Created attachment 111994 [details] strace of the problem
I cannot reproduce this memory leak here. But it's possible that I don't use the same commands as you do.
Created attachment 114822 [details] Patch Can you try this patch if it helps? It removes some memory leaks on some error paths.
We'll roll this into our server today, it'll be a few days to see if the problem goes away, of course - there's no easy way to accelerate the "leak rate" on our end. As for what commands we use, one entire iteration of what the daemon does is in the strace - that exact command set is what is run, once per minute. The only thing that changes is the quantity of files received.
I can see the commands in the strace, however the command lines aren't complete because strace cuts them. And there seem to be many failed commands in the strace which I don't suppose to be the case in your real environment. The patch is backported from 4.0p1 and there are only fixes for few error paths in the code so I wouldn't be very surprised if it didn't help.
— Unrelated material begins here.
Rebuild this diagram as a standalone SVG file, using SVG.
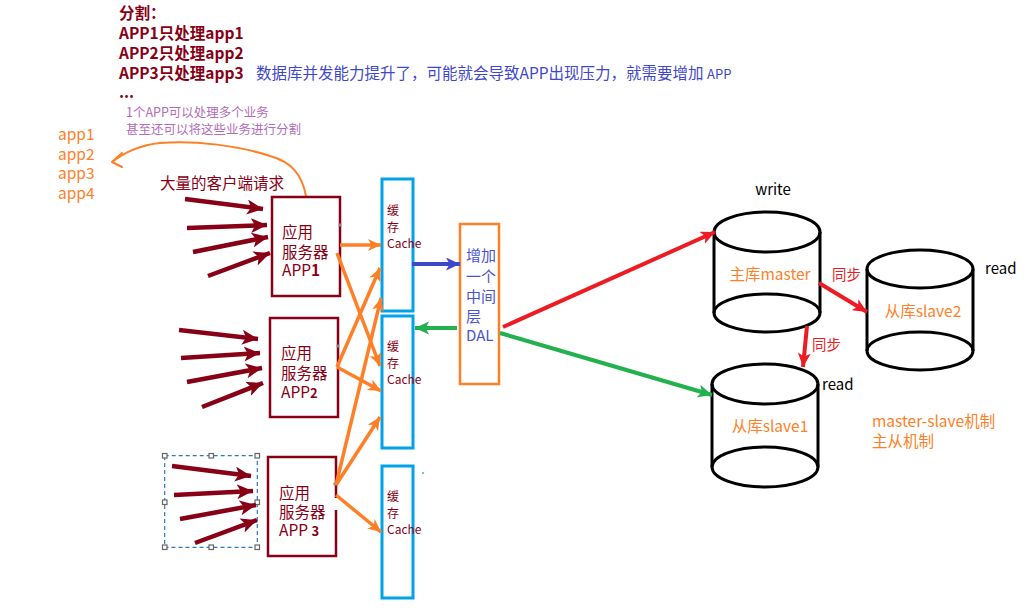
<svg xmlns="http://www.w3.org/2000/svg" width="1036" height="611" viewBox="0 0 1036 611">
<defs>
<style>
text{font-family:"Noto Sans CJK SC","Noto Sans",sans-serif}
.title{font-size:15.5px;font-weight:bold;fill:#880015}
.blue{font-size:15.5px;fill:#3f48cc}
.purple{font-size:12.5px;fill:#b36cbb}
.orangeT{font-size:15.5px;fill:#ff7f27}
.mar{font-size:15.5px;fill:#880015}
.cache{font-size:12px;fill:#880015}
.dal{font-size:15px;fill:#4a52d6}
.blk{font-size:15px;fill:#000}
.redT{font-size:14.5px;fill:#ed1c24}
.box{fill:none;stroke:#880015;stroke-width:2.5}
.cbox{fill:none;stroke:#00a2e8;stroke-width:3}
.cyl{fill:none;stroke:#000;stroke-width:3}
.am{stroke:#880015;stroke-width:4.5;fill:none;marker-end:url(#hm)}
.ao{stroke:#ff7f27;stroke-width:3.5;fill:none;marker-end:url(#ho)}
.ar{stroke:#ed1c24;stroke-width:4;fill:none;marker-end:url(#hr)}
.ag{stroke:#22b14c;stroke-width:4;fill:none;marker-end:url(#hg)}
.ab{stroke:#3f48cc;stroke-width:4;fill:none;marker-end:url(#hb)}
.hdl{fill:#fff;stroke:#666;stroke-width:1.2}
</style>
<marker id="hm" markerUnits="userSpaceOnUse" markerWidth="18" markerHeight="16" refX="16" refY="7.5" orient="auto"><path d="M0,0 L16,7.5 L0,15 L4,7.5 z" fill="#880015"/></marker>
<marker id="ho" markerUnits="userSpaceOnUse" markerWidth="16" markerHeight="14" refX="13" refY="6" orient="auto"><path d="M0,0 L13,6 L0,12 L3.5,6 z" fill="#ff7f27"/></marker>
<marker id="hr" markerUnits="userSpaceOnUse" markerWidth="16" markerHeight="14" refX="14" refY="6.5" orient="auto"><path d="M0,0 L14,6.5 L0,13 L3.5,6.5 z" fill="#ed1c24"/></marker>
<marker id="hg" markerUnits="userSpaceOnUse" markerWidth="16" markerHeight="14" refX="14" refY="6.5" orient="auto"><path d="M0,0 L14,6.5 L0,13 L3.5,6.5 z" fill="#22b14c"/></marker>
<marker id="hb" markerUnits="userSpaceOnUse" markerWidth="16" markerHeight="14" refX="14" refY="6.5" orient="auto"><path d="M0,0 L14,6.5 L0,13 L3.5,6.5 z" fill="#3f48cc"/></marker>
</defs>
<rect width="1036" height="611" fill="#fff"/>

<g id="notes">
<text class="title" x="119" y="19">分割：</text>
<text class="title" x="119" y="39">APP1只处理app1</text>
<text class="title" x="119" y="59">APP2只处理app2</text>
<text class="title" x="119" y="79">APP3只处理app3</text>
<text class="title" x="119" y="98">...</text>
<text class="blue" x="256" y="79">数据库并发能力提升了，可能就会导致APP出现压力，就需要增加 <tspan font-size="13">APP</tspan></text>
<text class="purple" x="126" y="117">1个APP可以处理多个业务</text>
<text class="purple" x="126" y="134">甚至还可以将这些业务进行分割</text>
<text class="orangeT" x="58" y="140">app1</text>
<text class="orangeT" x="58" y="160">app2</text>
<text class="orangeT" x="58" y="179">app3</text>
<text class="orangeT" x="58" y="199">app4</text>
<text class="mar" x="160" y="189">大量的客户端请求</text>
<path d="M306,196 C302,175 292,162 270,156 C240,146 195,140 160,143 C140,145 125,152 112,162" fill="none" stroke="#ff7f27" stroke-width="2"/>
<polyline points="122,153 112,162 122,167" fill="none" stroke="#ff7f27" stroke-width="2" stroke-linecap="round" stroke-linejoin="round"/>
</g>

<g id="app1">
<rect class="box" x="272" y="197" width="68" height="99"/>
<text class="mar" x="282" y="238">应用</text>
<text class="mar" x="282" y="258">服务器</text>
<text class="mar" x="282" y="276">APP<tspan font-weight="bold">1</tspan></text>
<rect x="338.5" y="223.5" width="3" height="3" fill="#888"/>
</g>
<g id="app2">
<rect class="box" x="270" y="318" width="68" height="99"/>
<text class="mar" x="281" y="359">应用</text>
<text class="mar" x="281" y="379">服务器</text>
<text class="mar" x="281" y="398">APP<tspan font-size="13" font-weight="bold">2</tspan></text>
<rect x="336.5" y="344.5" width="3" height="3" fill="#888"/>
</g>
<g id="app3">
<path class="box" d="M336,498 V457 H268 V556 H336 V510"/>
<text class="mar" x="279" y="499">应用</text>
<text class="mar" x="279" y="518">服务器</text>
<text class="mar" x="279" y="536">APP <tspan font-size="13" font-weight="bold">3</tspan></text>
<rect x="333.5" y="482.5" width="3" height="3" fill="#888"/>
</g>
<g id="selection">
<rect x="164.7" y="455.7" width="92.6" height="91.6" fill="none" stroke="#2a78c8" stroke-width="1.2" stroke-dasharray="4,3"/>
<rect class="hdl" x="162.5" y="453.5" width="4.5" height="4.5"/>
<rect class="hdl" x="209" y="453.5" width="4.5" height="4.5"/>
<rect class="hdl" x="255" y="453.5" width="4.5" height="4.5"/>
<rect class="hdl" x="162.5" y="500" width="4.5" height="4.5"/>
<rect class="hdl" x="255" y="500" width="4.5" height="4.5"/>
<rect class="hdl" x="162.5" y="545" width="4.5" height="4.5"/>
<rect class="hdl" x="209" y="545" width="4.5" height="4.5"/>
<rect class="hdl" x="255" y="545" width="4.5" height="4.5"/>
</g>

<g id="cache1">
<rect class="cbox" x="382" y="179" width="31" height="132"/>
<text class="cache" x="387" y="215">缓</text>
<text class="cache" x="387" y="232">存</text>
<text class="cache" x="387" y="248">Cache</text>
</g>
<g id="cache2">
<rect class="cbox" x="382" y="316" width="31" height="132"/>
<text class="cache" x="387" y="351">缓</text>
<text class="cache" x="387" y="368">存</text>
<text class="cache" x="387" y="384">Cache</text>
</g>
<g id="cache3">
<rect class="cbox" x="382" y="466" width="31" height="132"/>
<text class="cache" x="387" y="501">缓</text>
<text class="cache" x="387" y="518">存</text>
<text class="cache" x="387" y="534">Cache</text>
</g>
<rect x="422" y="472" width="2" height="2" fill="#22b14c" opacity="0.6"/>

<g id="dal">
<rect x="460" y="224" width="39" height="160" fill="none" stroke="#ff7f27" stroke-width="2.5"/>
<text class="dal" x="466" y="261">增加</text>
<text class="dal" x="466" y="282">一个</text>
<text class="dal" x="466" y="302">中间</text>
<text class="dal" x="466" y="322">层</text>
<text class="dal" x="466" y="341">DAL</text>
</g>

<g id="master">
<ellipse class="cyl" cx="767" cy="313" rx="53" ry="19"/>
<line class="cyl" x1="714" y1="232" x2="714" y2="313"/>
<line class="cyl" x1="820" y1="232" x2="820" y2="313"/>
<ellipse class="cyl" cx="767" cy="232" rx="53" ry="20"/>
<text class="blk" x="773" y="195" text-anchor="middle">write</text>
<text class="orangeT" x="770" y="280" text-anchor="middle">主库master</text>
</g>
<g id="slave2">
<ellipse class="cyl" cx="920" cy="351" rx="53" ry="19"/>
<line class="cyl" x1="867" y1="269" x2="867" y2="351"/>
<line class="cyl" x1="973" y1="269" x2="973" y2="351"/>
<ellipse class="cyl" cx="920" cy="269" rx="53" ry="19"/>
<text class="blk" x="985" y="274">read</text>
<text class="orangeT" x="923" y="317" text-anchor="middle">从库slave2</text>
</g>
<g id="slave1">
<ellipse class="cyl" cx="765" cy="467" rx="53" ry="20"/>
<line class="cyl" x1="712" y1="384" x2="712" y2="467"/>
<line class="cyl" x1="818" y1="384" x2="818" y2="467"/>
<ellipse class="cyl" cx="765" cy="384" rx="53" ry="20"/>
<text class="blk" x="822" y="390">read</text>
<text class="orangeT" x="770" y="432" text-anchor="middle">从库slave1</text>
</g>
<g id="legend">
<text class="orangeT" x="872" y="427">master-slave机制</text>
<text class="orangeT" x="872" y="447">主从机制</text>
</g>

<g id="connectors">
<line class="am" x1="185" y1="199" x2="263" y2="209"/>
<line class="am" x1="187" y1="228" x2="267" y2="225"/>
<line class="am" x1="193" y1="252" x2="268" y2="237"/>
<line class="am" x1="208" y1="276" x2="270" y2="253"/>
<line class="am" x1="179" y1="330" x2="258" y2="339"/>
<line class="am" x1="181" y1="358" x2="260" y2="353"/>
<line class="am" x1="187" y1="382" x2="262" y2="368"/>
<line class="am" x1="202" y1="407" x2="263" y2="383"/>
<line class="am" x1="172" y1="466" x2="251" y2="476"/>
<line class="am" x1="174" y1="495" x2="253" y2="491"/>
<line class="am" x1="180" y1="519" x2="256" y2="505"/>
<line class="am" x1="195" y1="543" x2="257" y2="520"/>

<line class="ao" x1="340" y1="245" x2="381" y2="245"/>
<line class="ao" x1="337" y1="253" x2="380" y2="366"/>
<line class="ao" x1="337" y1="367" x2="380" y2="268"/>
<line class="ao" x1="337" y1="367" x2="381" y2="391"/>
<line class="ao" x1="336" y1="485" x2="381" y2="298"/>
<line class="ao" x1="336" y1="485" x2="380" y2="417"/>
<line class="ao" x1="336" y1="495" x2="381" y2="532"/>

<line class="ab" x1="412" y1="264" x2="460" y2="264"/>
<line class="ag" x1="457" y1="328" x2="415" y2="328"/>
<line class="ar" x1="503" y1="327" x2="715" y2="232"/>
<line class="ag" x1="500" y1="333" x2="712" y2="395"/>
<line class="ar" x1="819" y1="283" x2="867" y2="312"/>
<line class="ar" x1="807" y1="326" x2="803" y2="367"/>
<text class="redT" x="832" y="280">同步</text>
<text class="redT" x="812" y="350">同步</text>
</g>
</svg>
Actually, it's a capture from our production environment. :) a lot of distinct files are inserted here, so there are a lot of gets that simply have no file (because of the directory size, it's not feasible to stat the directory, the directory contents can be more than a megabyte when transferred, even though it's rotated every 60 seconds or so). So, it's quite possible that the leaks *are* occuring only on errors. Either way, we should know definitively after I've given the patch a few days to run.
So did the patch help?
Actually yes! Significantly! The memory footprints of the instances are now within a meg of each other (most within a few K). Compare this to several hundred Megabytes of discrepancy prior to this patch, and it's obviously a significant improvement. I can't say for certain that *all* leaks have been caught, but certainly 99% of them were covered in the patch.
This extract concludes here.